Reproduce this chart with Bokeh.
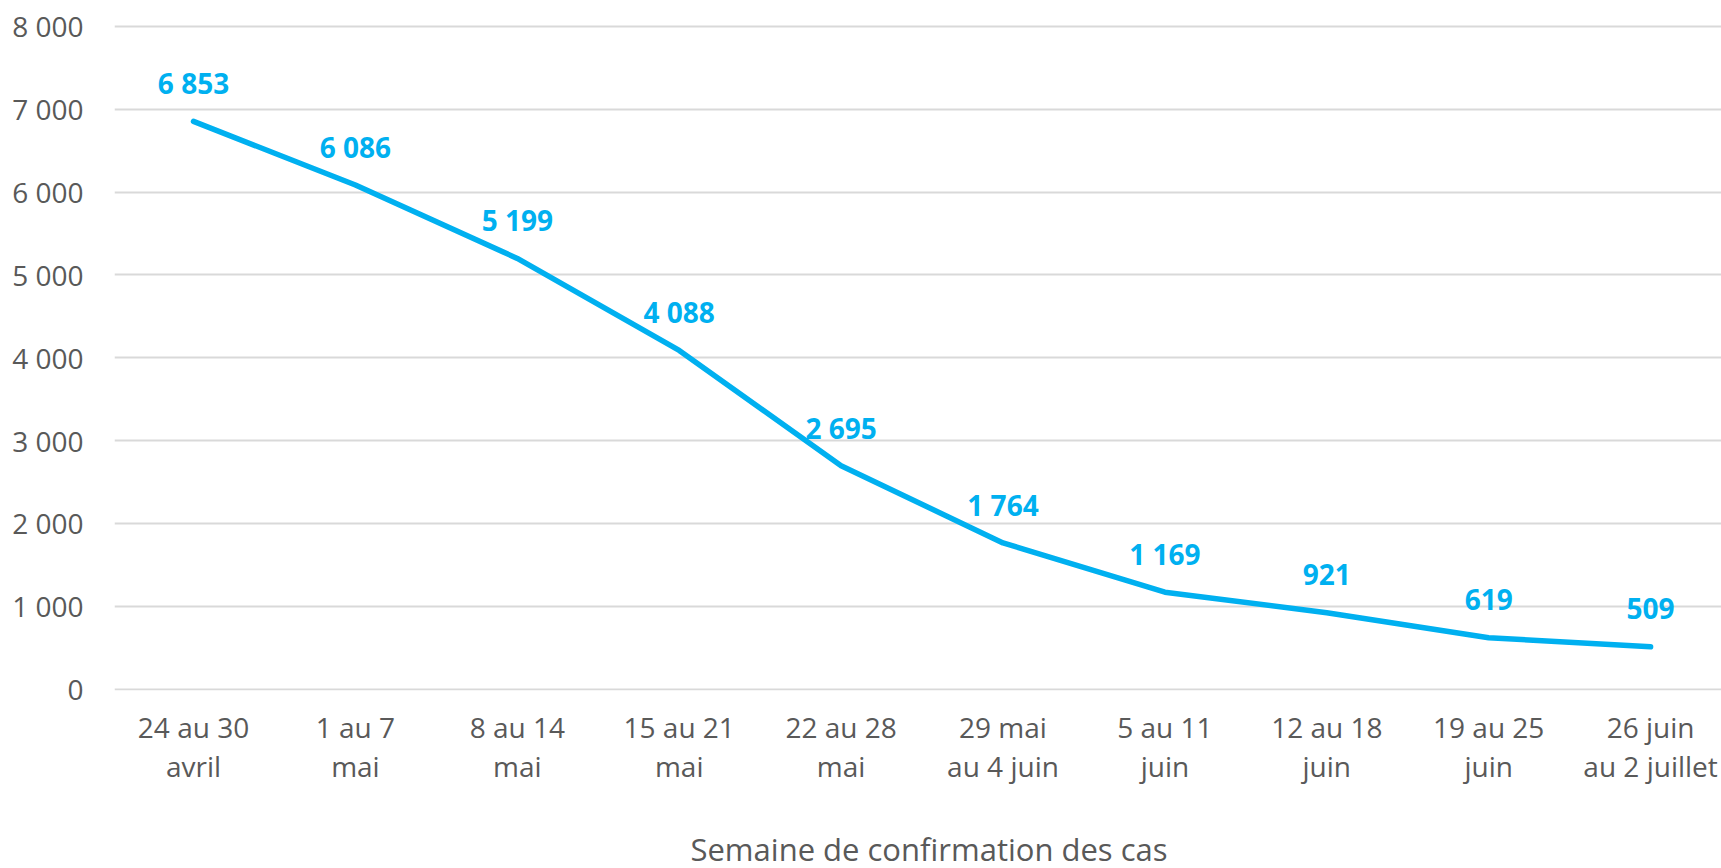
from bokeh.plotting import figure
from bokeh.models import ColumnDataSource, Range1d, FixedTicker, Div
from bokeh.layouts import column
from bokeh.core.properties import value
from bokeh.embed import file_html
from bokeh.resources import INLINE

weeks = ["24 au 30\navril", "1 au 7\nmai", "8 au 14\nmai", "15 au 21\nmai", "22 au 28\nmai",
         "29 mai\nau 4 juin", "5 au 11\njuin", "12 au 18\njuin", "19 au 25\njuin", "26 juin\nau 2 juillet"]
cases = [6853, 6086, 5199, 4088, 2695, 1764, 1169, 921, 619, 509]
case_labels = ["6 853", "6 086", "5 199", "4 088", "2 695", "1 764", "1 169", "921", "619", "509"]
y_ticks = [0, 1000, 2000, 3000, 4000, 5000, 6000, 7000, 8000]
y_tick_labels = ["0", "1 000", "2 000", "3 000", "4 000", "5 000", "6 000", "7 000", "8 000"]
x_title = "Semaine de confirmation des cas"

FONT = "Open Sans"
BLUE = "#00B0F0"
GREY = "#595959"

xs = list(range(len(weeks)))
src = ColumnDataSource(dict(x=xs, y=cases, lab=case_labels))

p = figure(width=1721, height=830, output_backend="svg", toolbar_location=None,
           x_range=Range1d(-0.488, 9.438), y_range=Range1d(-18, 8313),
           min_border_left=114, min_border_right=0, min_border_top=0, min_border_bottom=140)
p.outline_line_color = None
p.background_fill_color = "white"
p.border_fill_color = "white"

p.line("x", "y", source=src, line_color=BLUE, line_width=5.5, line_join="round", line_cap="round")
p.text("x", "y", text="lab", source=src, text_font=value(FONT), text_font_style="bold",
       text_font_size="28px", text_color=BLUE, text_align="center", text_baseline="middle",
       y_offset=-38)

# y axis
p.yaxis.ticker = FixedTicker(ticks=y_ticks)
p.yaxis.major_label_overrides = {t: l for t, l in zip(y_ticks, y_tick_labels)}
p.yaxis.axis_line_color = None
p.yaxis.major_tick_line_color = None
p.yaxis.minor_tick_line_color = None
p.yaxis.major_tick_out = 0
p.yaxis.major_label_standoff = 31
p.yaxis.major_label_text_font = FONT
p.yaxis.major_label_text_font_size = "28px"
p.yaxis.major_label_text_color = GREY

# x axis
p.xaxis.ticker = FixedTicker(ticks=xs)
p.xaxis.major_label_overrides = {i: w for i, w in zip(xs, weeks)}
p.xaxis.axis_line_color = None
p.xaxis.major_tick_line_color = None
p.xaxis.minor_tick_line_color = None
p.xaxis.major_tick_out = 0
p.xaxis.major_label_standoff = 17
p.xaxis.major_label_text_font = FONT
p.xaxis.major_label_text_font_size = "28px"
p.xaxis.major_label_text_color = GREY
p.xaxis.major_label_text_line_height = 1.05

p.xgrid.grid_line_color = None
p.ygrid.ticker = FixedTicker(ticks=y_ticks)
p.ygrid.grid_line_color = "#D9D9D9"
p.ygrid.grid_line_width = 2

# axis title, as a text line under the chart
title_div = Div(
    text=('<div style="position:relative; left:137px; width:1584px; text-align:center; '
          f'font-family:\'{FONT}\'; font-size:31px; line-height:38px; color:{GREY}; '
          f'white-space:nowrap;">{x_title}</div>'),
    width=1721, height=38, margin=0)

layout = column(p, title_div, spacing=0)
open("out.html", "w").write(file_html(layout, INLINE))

▶ **Instructions for the task**
Skip the pictures, then retype every line above exactly.

▶ **Problem solution**
Reproduce this chart with Bokeh.
from bokeh.plotting import figure
from bokeh.models import ColumnDataSource, Range1d, FixedTicker, Div
from bokeh.layouts import column
from bokeh.core.properties import value
from bokeh.embed import file_html
from bokeh.resources import INLINE

weeks = ["24 au 30\navril", "1 au 7\nmai", "8 au 14\nmai", "15 au 21\nmai", "22 au 28\nmai",
         "29 mai\nau 4 juin", "5 au 11\njuin", "12 au 18\njuin", "19 au 25\njuin", "26 juin\nau 2 juillet"]
cases = [6853, 6086, 5199, 4088, 2695, 1764, 1169, 921, 619, 509]
case_labels = ["6 853", "6 086", "5 199", "4 088", "2 695", "1 764", "1 169", "921", "619", "509"]
y_ticks = [0, 1000, 2000, 3000, 4000, 5000, 6000, 7000, 8000]
y_tick_labels = ["0", "1 000", "2 000", "3 000", "4 000", "5 000", "6 000", "7 000", "8 000"]
x_title = "Semaine de confirmation des cas"

FONT = "Open Sans"
BLUE = "#00B0F0"
GREY = "#595959"

xs = list(range(len(weeks)))
src = ColumnDataSource(dict(x=xs, y=cases, lab=case_labels))

p = figure(width=1721, height=830, output_backend="svg", toolbar_location=None,
           x_range=Range1d(-0.488, 9.438), y_range=Range1d(-18, 8313),
           min_border_left=114, min_border_right=0, min_border_top=0, min_border_bottom=140)
p.outline_line_color = None
p.background_fill_color = "white"
p.border_fill_color = "white"

p.line("x", "y", source=src, line_color=BLUE, line_width=5.5, line_join="round", line_cap="round")
p.text("x", "y", text="lab", source=src, text_font=value(FONT), text_font_style="bold",
       text_font_size="28px", text_color=BLUE, text_align="center", text_baseline="middle",
       y_offset=-38)

# y axis
p.yaxis.ticker = FixedTicker(ticks=y_ticks)
p.yaxis.major_label_overrides = {t: l for t, l in zip(y_ticks, y_tick_labels)}
p.yaxis.axis_line_color = None
p.yaxis.major_tick_line_color = None
p.yaxis.minor_tick_line_color = None
p.yaxis.major_tick_out = 0
p.yaxis.major_label_standoff = 31
p.yaxis.major_label_text_font = FONT
p.yaxis.major_label_text_font_size = "28px"
p.yaxis.major_label_text_color = GREY

# x axis
p.xaxis.ticker = FixedTicker(ticks=xs)
p.xaxis.major_label_overrides = {i: w for i, w in zip(xs, weeks)}
p.xaxis.axis_line_color = None
p.xaxis.major_tick_line_color = None
p.xaxis.minor_tick_line_color = None
p.xaxis.major_tick_out = 0
p.xaxis.major_label_standoff = 17
p.xaxis.major_label_text_font = FONT
p.xaxis.major_label_text_font_size = "28px"
p.xaxis.major_label_text_color = GREY
p.xaxis.major_label_text_line_height = 1.05

p.xgrid.grid_line_color = None
p.ygrid.ticker = FixedTicker(ticks=y_ticks)
p.ygrid.grid_line_color = "#D9D9D9"
p.ygrid.grid_line_width = 2

# axis title, as a text line under the chart
title_div = Div(
    text=('<div style="position:relative; left:137px; width:1584px; text-align:center; '
          f'font-family:\'{FONT}\'; font-size:31px; line-height:38px; color:{GREY}; '
          f'white-space:nowrap;">{x_title}</div>'),
    width=1721, height=38, margin=0)

layout = column(p, title_div, spacing=0)
open("out.html", "w").write(file_html(layout, INLINE))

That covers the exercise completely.